• WRITTEN REQUEST
Leave out the images; return the rest of the data exactly.

::::

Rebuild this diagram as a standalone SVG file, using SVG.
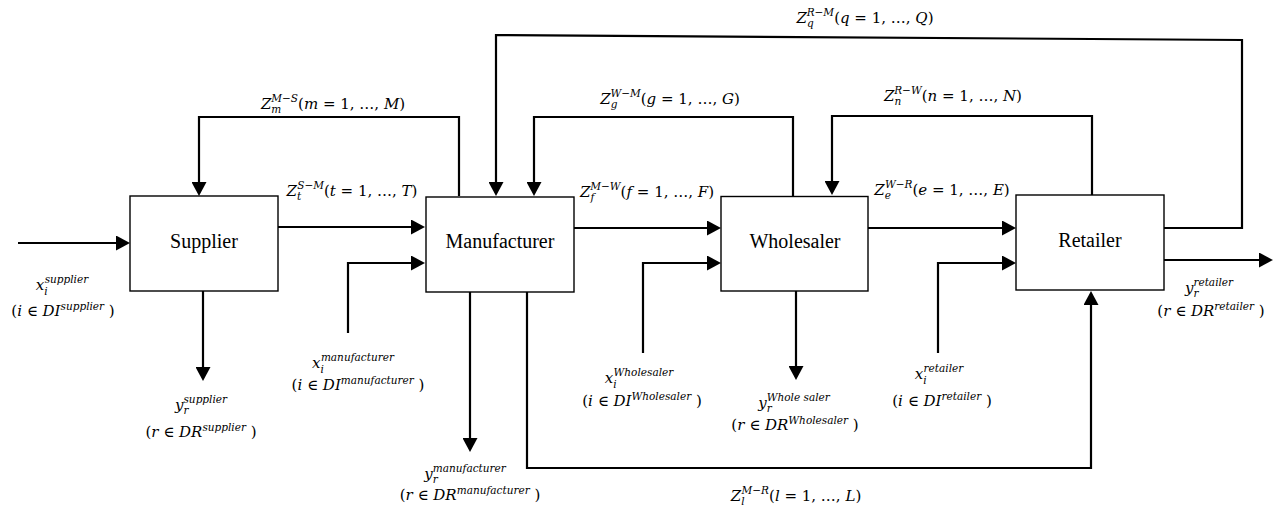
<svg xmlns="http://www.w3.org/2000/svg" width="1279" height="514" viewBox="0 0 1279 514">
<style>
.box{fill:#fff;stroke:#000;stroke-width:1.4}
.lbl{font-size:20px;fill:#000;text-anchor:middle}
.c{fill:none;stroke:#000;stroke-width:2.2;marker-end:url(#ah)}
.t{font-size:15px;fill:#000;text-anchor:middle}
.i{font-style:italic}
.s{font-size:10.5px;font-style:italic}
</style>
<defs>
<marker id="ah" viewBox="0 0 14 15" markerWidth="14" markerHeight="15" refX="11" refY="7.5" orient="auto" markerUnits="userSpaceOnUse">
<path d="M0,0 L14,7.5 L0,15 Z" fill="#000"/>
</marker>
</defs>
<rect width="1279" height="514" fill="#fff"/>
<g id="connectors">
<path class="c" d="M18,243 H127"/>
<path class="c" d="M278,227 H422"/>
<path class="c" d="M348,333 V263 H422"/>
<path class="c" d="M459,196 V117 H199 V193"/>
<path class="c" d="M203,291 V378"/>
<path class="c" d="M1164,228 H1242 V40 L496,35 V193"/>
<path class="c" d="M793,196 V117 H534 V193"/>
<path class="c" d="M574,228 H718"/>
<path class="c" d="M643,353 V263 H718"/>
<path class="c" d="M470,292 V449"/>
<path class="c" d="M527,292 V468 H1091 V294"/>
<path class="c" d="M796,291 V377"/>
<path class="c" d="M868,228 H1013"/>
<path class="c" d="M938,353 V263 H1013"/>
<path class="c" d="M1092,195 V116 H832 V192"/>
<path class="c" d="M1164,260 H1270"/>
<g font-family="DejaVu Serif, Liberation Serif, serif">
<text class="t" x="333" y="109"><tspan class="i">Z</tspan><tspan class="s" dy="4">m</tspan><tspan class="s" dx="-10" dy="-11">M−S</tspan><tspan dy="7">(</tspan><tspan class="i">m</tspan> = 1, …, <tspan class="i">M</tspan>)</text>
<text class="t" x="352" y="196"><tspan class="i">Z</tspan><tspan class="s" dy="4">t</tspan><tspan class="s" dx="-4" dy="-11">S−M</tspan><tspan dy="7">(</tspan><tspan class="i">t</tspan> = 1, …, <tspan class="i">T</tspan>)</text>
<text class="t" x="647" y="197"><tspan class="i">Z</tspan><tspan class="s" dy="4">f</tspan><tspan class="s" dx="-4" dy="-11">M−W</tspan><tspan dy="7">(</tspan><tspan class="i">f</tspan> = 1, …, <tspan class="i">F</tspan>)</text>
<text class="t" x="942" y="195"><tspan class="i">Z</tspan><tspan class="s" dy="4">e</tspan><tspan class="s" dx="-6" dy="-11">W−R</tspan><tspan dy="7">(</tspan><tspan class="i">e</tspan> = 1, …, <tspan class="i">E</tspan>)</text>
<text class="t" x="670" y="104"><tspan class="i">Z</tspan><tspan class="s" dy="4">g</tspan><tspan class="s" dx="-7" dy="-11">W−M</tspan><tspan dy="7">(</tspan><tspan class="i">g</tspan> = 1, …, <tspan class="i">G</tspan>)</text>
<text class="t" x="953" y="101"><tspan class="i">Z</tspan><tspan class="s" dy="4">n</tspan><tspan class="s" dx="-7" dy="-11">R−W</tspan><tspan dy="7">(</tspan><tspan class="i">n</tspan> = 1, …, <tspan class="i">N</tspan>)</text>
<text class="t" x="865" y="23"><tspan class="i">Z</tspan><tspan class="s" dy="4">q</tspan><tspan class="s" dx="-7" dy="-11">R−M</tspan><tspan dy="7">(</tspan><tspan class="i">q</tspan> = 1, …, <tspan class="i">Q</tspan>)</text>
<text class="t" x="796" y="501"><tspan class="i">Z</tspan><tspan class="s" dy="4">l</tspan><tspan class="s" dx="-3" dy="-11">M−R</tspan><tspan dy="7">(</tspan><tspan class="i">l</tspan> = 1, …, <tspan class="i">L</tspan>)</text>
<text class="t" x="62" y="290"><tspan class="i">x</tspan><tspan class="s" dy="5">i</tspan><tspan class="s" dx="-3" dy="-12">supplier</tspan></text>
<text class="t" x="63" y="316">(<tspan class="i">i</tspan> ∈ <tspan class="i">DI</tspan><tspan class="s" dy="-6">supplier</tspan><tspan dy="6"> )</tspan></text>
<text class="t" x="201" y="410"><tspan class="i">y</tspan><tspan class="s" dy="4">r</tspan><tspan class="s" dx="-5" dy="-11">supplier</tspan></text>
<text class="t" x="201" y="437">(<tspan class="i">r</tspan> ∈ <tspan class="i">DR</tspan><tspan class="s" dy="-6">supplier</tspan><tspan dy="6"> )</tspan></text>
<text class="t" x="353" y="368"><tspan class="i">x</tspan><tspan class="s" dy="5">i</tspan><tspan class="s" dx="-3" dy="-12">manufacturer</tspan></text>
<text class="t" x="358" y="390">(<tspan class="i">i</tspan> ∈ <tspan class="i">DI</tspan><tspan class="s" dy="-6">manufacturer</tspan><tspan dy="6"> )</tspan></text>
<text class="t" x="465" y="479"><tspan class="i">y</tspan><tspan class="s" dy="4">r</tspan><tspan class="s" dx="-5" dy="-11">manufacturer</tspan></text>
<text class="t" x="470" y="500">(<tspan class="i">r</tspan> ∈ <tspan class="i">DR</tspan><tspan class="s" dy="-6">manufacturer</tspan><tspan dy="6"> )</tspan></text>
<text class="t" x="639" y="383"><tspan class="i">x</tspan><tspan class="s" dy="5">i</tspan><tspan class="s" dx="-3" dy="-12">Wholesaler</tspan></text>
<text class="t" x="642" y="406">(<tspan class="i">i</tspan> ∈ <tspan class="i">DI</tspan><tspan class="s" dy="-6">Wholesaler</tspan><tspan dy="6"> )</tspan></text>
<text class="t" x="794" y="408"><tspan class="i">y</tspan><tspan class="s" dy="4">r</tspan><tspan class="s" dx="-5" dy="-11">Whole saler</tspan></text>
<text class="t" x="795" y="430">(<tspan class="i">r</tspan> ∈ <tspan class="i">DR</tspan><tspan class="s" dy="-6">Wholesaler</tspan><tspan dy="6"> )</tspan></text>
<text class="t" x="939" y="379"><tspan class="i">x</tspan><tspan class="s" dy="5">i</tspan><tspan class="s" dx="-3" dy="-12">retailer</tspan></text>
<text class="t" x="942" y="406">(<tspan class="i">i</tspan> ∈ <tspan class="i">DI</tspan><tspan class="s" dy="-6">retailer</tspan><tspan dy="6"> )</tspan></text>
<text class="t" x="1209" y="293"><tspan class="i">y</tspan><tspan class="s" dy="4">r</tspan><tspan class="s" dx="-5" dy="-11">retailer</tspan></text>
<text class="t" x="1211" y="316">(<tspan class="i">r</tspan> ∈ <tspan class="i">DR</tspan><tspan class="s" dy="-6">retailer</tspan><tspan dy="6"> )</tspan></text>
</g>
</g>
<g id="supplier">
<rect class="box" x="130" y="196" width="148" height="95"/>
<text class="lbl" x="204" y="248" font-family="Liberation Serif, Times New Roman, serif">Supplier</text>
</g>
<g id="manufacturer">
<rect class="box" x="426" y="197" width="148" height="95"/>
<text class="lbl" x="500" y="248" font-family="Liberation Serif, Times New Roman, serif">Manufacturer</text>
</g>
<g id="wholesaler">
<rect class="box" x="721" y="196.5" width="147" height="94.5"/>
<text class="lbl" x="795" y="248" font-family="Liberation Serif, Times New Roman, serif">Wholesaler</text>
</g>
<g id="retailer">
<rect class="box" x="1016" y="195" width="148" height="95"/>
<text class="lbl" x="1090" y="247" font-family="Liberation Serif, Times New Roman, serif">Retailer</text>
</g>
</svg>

::::

• THE ANSWER
Rebuild this diagram as a standalone SVG file, using SVG.
<svg xmlns="http://www.w3.org/2000/svg" width="1279" height="514" viewBox="0 0 1279 514">
<style>
.box{fill:#fff;stroke:#000;stroke-width:1.4}
.lbl{font-size:20px;fill:#000;text-anchor:middle}
.c{fill:none;stroke:#000;stroke-width:2.2;marker-end:url(#ah)}
.t{font-size:15px;fill:#000;text-anchor:middle}
.i{font-style:italic}
.s{font-size:10.5px;font-style:italic}
</style>
<defs>
<marker id="ah" viewBox="0 0 14 15" markerWidth="14" markerHeight="15" refX="11" refY="7.5" orient="auto" markerUnits="userSpaceOnUse">
<path d="M0,0 L14,7.5 L0,15 Z" fill="#000"/>
</marker>
</defs>
<rect width="1279" height="514" fill="#fff"/>
<g id="connectors">
<path class="c" d="M18,243 H127"/>
<path class="c" d="M278,227 H422"/>
<path class="c" d="M348,333 V263 H422"/>
<path class="c" d="M459,196 V117 H199 V193"/>
<path class="c" d="M203,291 V378"/>
<path class="c" d="M1164,228 H1242 V40 L496,35 V193"/>
<path class="c" d="M793,196 V117 H534 V193"/>
<path class="c" d="M574,228 H718"/>
<path class="c" d="M643,353 V263 H718"/>
<path class="c" d="M470,292 V449"/>
<path class="c" d="M527,292 V468 H1091 V294"/>
<path class="c" d="M796,291 V377"/>
<path class="c" d="M868,228 H1013"/>
<path class="c" d="M938,353 V263 H1013"/>
<path class="c" d="M1092,195 V116 H832 V192"/>
<path class="c" d="M1164,260 H1270"/>
<g font-family="DejaVu Serif, Liberation Serif, serif">
<text class="t" x="333" y="109"><tspan class="i">Z</tspan><tspan class="s" dy="4">m</tspan><tspan class="s" dx="-10" dy="-11">M−S</tspan><tspan dy="7">(</tspan><tspan class="i">m</tspan> = 1, …, <tspan class="i">M</tspan>)</text>
<text class="t" x="352" y="196"><tspan class="i">Z</tspan><tspan class="s" dy="4">t</tspan><tspan class="s" dx="-4" dy="-11">S−M</tspan><tspan dy="7">(</tspan><tspan class="i">t</tspan> = 1, …, <tspan class="i">T</tspan>)</text>
<text class="t" x="647" y="197"><tspan class="i">Z</tspan><tspan class="s" dy="4">f</tspan><tspan class="s" dx="-4" dy="-11">M−W</tspan><tspan dy="7">(</tspan><tspan class="i">f</tspan> = 1, …, <tspan class="i">F</tspan>)</text>
<text class="t" x="942" y="195"><tspan class="i">Z</tspan><tspan class="s" dy="4">e</tspan><tspan class="s" dx="-6" dy="-11">W−R</tspan><tspan dy="7">(</tspan><tspan class="i">e</tspan> = 1, …, <tspan class="i">E</tspan>)</text>
<text class="t" x="670" y="104"><tspan class="i">Z</tspan><tspan class="s" dy="4">g</tspan><tspan class="s" dx="-7" dy="-11">W−M</tspan><tspan dy="7">(</tspan><tspan class="i">g</tspan> = 1, …, <tspan class="i">G</tspan>)</text>
<text class="t" x="953" y="101"><tspan class="i">Z</tspan><tspan class="s" dy="4">n</tspan><tspan class="s" dx="-7" dy="-11">R−W</tspan><tspan dy="7">(</tspan><tspan class="i">n</tspan> = 1, …, <tspan class="i">N</tspan>)</text>
<text class="t" x="865" y="23"><tspan class="i">Z</tspan><tspan class="s" dy="4">q</tspan><tspan class="s" dx="-7" dy="-11">R−M</tspan><tspan dy="7">(</tspan><tspan class="i">q</tspan> = 1, …, <tspan class="i">Q</tspan>)</text>
<text class="t" x="796" y="501"><tspan class="i">Z</tspan><tspan class="s" dy="4">l</tspan><tspan class="s" dx="-3" dy="-11">M−R</tspan><tspan dy="7">(</tspan><tspan class="i">l</tspan> = 1, …, <tspan class="i">L</tspan>)</text>
<text class="t" x="62" y="290"><tspan class="i">x</tspan><tspan class="s" dy="5">i</tspan><tspan class="s" dx="-3" dy="-12">supplier</tspan></text>
<text class="t" x="63" y="316">(<tspan class="i">i</tspan> ∈ <tspan class="i">DI</tspan><tspan class="s" dy="-6">supplier</tspan><tspan dy="6"> )</tspan></text>
<text class="t" x="201" y="410"><tspan class="i">y</tspan><tspan class="s" dy="4">r</tspan><tspan class="s" dx="-5" dy="-11">supplier</tspan></text>
<text class="t" x="201" y="437">(<tspan class="i">r</tspan> ∈ <tspan class="i">DR</tspan><tspan class="s" dy="-6">supplier</tspan><tspan dy="6"> )</tspan></text>
<text class="t" x="353" y="368"><tspan class="i">x</tspan><tspan class="s" dy="5">i</tspan><tspan class="s" dx="-3" dy="-12">manufacturer</tspan></text>
<text class="t" x="358" y="390">(<tspan class="i">i</tspan> ∈ <tspan class="i">DI</tspan><tspan class="s" dy="-6">manufacturer</tspan><tspan dy="6"> )</tspan></text>
<text class="t" x="465" y="479"><tspan class="i">y</tspan><tspan class="s" dy="4">r</tspan><tspan class="s" dx="-5" dy="-11">manufacturer</tspan></text>
<text class="t" x="470" y="500">(<tspan class="i">r</tspan> ∈ <tspan class="i">DR</tspan><tspan class="s" dy="-6">manufacturer</tspan><tspan dy="6"> )</tspan></text>
<text class="t" x="639" y="383"><tspan class="i">x</tspan><tspan class="s" dy="5">i</tspan><tspan class="s" dx="-3" dy="-12">Wholesaler</tspan></text>
<text class="t" x="642" y="406">(<tspan class="i">i</tspan> ∈ <tspan class="i">DI</tspan><tspan class="s" dy="-6">Wholesaler</tspan><tspan dy="6"> )</tspan></text>
<text class="t" x="794" y="408"><tspan class="i">y</tspan><tspan class="s" dy="4">r</tspan><tspan class="s" dx="-5" dy="-11">Whole saler</tspan></text>
<text class="t" x="795" y="430">(<tspan class="i">r</tspan> ∈ <tspan class="i">DR</tspan><tspan class="s" dy="-6">Wholesaler</tspan><tspan dy="6"> )</tspan></text>
<text class="t" x="939" y="379"><tspan class="i">x</tspan><tspan class="s" dy="5">i</tspan><tspan class="s" dx="-3" dy="-12">retailer</tspan></text>
<text class="t" x="942" y="406">(<tspan class="i">i</tspan> ∈ <tspan class="i">DI</tspan><tspan class="s" dy="-6">retailer</tspan><tspan dy="6"> )</tspan></text>
<text class="t" x="1209" y="293"><tspan class="i">y</tspan><tspan class="s" dy="4">r</tspan><tspan class="s" dx="-5" dy="-11">retailer</tspan></text>
<text class="t" x="1211" y="316">(<tspan class="i">r</tspan> ∈ <tspan class="i">DR</tspan><tspan class="s" dy="-6">retailer</tspan><tspan dy="6"> )</tspan></text>
</g>
</g>
<g id="supplier">
<rect class="box" x="130" y="196" width="148" height="95"/>
<text class="lbl" x="204" y="248" font-family="Liberation Serif, Times New Roman, serif">Supplier</text>
</g>
<g id="manufacturer">
<rect class="box" x="426" y="197" width="148" height="95"/>
<text class="lbl" x="500" y="248" font-family="Liberation Serif, Times New Roman, serif">Manufacturer</text>
</g>
<g id="wholesaler">
<rect class="box" x="721" y="196.5" width="147" height="94.5"/>
<text class="lbl" x="795" y="248" font-family="Liberation Serif, Times New Roman, serif">Wholesaler</text>
</g>
<g id="retailer">
<rect class="box" x="1016" y="195" width="148" height="95"/>
<text class="lbl" x="1090" y="247" font-family="Liberation Serif, Times New Roman, serif">Retailer</text>
</g>
</svg>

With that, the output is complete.